— Goal —
How does the data below read from its first line through the line containing "return (px - L) / (R - L)"? Print those lines exactly.

— Given data —
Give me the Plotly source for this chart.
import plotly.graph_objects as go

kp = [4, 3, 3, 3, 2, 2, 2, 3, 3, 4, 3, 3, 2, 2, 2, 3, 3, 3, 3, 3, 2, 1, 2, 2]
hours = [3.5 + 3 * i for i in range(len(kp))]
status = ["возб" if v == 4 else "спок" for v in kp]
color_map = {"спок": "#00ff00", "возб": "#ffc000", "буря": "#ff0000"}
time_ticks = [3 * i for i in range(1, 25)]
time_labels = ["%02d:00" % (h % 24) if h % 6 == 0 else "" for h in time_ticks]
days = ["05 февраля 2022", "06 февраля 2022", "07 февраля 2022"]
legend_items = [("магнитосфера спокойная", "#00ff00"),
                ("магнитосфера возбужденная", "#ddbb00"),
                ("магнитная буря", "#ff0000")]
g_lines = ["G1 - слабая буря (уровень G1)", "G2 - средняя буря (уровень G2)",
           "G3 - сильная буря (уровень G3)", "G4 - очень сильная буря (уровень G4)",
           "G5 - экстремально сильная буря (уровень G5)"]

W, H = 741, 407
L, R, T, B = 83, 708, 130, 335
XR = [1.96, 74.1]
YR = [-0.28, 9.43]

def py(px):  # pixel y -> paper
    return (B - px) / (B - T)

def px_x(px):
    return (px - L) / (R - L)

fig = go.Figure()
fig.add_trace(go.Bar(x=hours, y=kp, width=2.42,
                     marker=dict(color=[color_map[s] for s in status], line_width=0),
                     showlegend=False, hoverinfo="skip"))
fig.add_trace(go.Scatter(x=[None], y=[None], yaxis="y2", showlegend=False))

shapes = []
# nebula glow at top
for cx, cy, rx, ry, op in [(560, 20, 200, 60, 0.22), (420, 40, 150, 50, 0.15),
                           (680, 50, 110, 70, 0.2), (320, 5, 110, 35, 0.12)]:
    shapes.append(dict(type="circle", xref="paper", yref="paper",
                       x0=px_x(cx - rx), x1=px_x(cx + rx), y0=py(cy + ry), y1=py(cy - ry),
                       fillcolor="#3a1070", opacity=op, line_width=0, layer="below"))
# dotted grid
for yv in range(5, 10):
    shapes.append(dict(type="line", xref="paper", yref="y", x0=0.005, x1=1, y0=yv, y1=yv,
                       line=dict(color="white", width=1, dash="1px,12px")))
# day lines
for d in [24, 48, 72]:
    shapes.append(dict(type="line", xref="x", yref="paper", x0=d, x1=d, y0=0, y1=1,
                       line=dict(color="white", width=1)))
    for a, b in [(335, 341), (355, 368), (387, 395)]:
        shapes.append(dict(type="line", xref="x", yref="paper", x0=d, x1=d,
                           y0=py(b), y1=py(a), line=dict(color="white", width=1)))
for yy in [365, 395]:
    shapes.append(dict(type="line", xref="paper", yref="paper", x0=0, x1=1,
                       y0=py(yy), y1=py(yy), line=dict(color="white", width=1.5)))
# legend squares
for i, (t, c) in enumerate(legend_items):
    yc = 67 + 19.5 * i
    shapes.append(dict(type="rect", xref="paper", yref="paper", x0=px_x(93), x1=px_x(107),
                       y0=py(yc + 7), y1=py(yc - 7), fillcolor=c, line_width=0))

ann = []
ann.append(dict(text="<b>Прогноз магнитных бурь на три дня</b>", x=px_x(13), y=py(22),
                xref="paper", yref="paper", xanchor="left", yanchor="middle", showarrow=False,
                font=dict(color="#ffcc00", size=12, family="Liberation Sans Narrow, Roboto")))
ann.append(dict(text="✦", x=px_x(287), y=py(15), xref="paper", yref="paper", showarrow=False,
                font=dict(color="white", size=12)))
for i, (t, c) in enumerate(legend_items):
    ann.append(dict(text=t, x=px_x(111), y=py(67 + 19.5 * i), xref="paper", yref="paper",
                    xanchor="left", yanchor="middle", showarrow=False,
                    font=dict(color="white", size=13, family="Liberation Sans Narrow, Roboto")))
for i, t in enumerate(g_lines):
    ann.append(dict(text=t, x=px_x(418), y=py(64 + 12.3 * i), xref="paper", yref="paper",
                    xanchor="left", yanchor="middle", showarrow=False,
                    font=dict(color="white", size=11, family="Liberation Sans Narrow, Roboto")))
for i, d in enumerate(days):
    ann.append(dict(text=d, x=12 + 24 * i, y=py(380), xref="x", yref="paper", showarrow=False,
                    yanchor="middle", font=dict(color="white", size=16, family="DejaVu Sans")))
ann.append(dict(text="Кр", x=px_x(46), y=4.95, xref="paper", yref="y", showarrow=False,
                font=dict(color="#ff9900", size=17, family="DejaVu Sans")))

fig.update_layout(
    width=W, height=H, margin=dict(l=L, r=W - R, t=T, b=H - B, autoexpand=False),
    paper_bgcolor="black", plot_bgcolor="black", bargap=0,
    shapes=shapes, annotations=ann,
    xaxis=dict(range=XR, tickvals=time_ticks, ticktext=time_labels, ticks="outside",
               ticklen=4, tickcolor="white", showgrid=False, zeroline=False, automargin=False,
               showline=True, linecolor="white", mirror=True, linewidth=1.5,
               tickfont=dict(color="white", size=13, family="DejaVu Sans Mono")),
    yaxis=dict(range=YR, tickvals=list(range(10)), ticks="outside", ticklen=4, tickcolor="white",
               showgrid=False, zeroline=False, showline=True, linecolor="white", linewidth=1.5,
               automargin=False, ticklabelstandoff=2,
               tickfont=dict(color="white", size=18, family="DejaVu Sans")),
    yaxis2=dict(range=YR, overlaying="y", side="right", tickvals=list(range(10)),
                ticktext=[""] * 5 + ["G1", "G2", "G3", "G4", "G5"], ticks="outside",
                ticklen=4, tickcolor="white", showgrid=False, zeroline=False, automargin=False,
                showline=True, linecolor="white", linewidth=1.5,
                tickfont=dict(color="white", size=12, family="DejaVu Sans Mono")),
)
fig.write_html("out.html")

— Exercise output —
Give me the Plotly source for this chart.
import plotly.graph_objects as go

kp = [4, 3, 3, 3, 2, 2, 2, 3, 3, 4, 3, 3, 2, 2, 2, 3, 3, 3, 3, 3, 2, 1, 2, 2]
hours = [3.5 + 3 * i for i in range(len(kp))]
status = ["возб" if v == 4 else "спок" for v in kp]
color_map = {"спок": "#00ff00", "возб": "#ffc000", "буря": "#ff0000"}
time_ticks = [3 * i for i in range(1, 25)]
time_labels = ["%02d:00" % (h % 24) if h % 6 == 0 else "" for h in time_ticks]
days = ["05 февраля 2022", "06 февраля 2022", "07 февраля 2022"]
legend_items = [("магнитосфера спокойная", "#00ff00"),
                ("магнитосфера возбужденная", "#ddbb00"),
                ("магнитная буря", "#ff0000")]
g_lines = ["G1 - слабая буря (уровень G1)", "G2 - средняя буря (уровень G2)",
           "G3 - сильная буря (уровень G3)", "G4 - очень сильная буря (уровень G4)",
           "G5 - экстремально сильная буря (уровень G5)"]

W, H = 741, 407
L, R, T, B = 83, 708, 130, 335
XR = [1.96, 74.1]
YR = [-0.28, 9.43]

def py(px):  # pixel y -> paper
    return (B - px) / (B - T)

def px_x(px):
    return (px - L) / (R - L)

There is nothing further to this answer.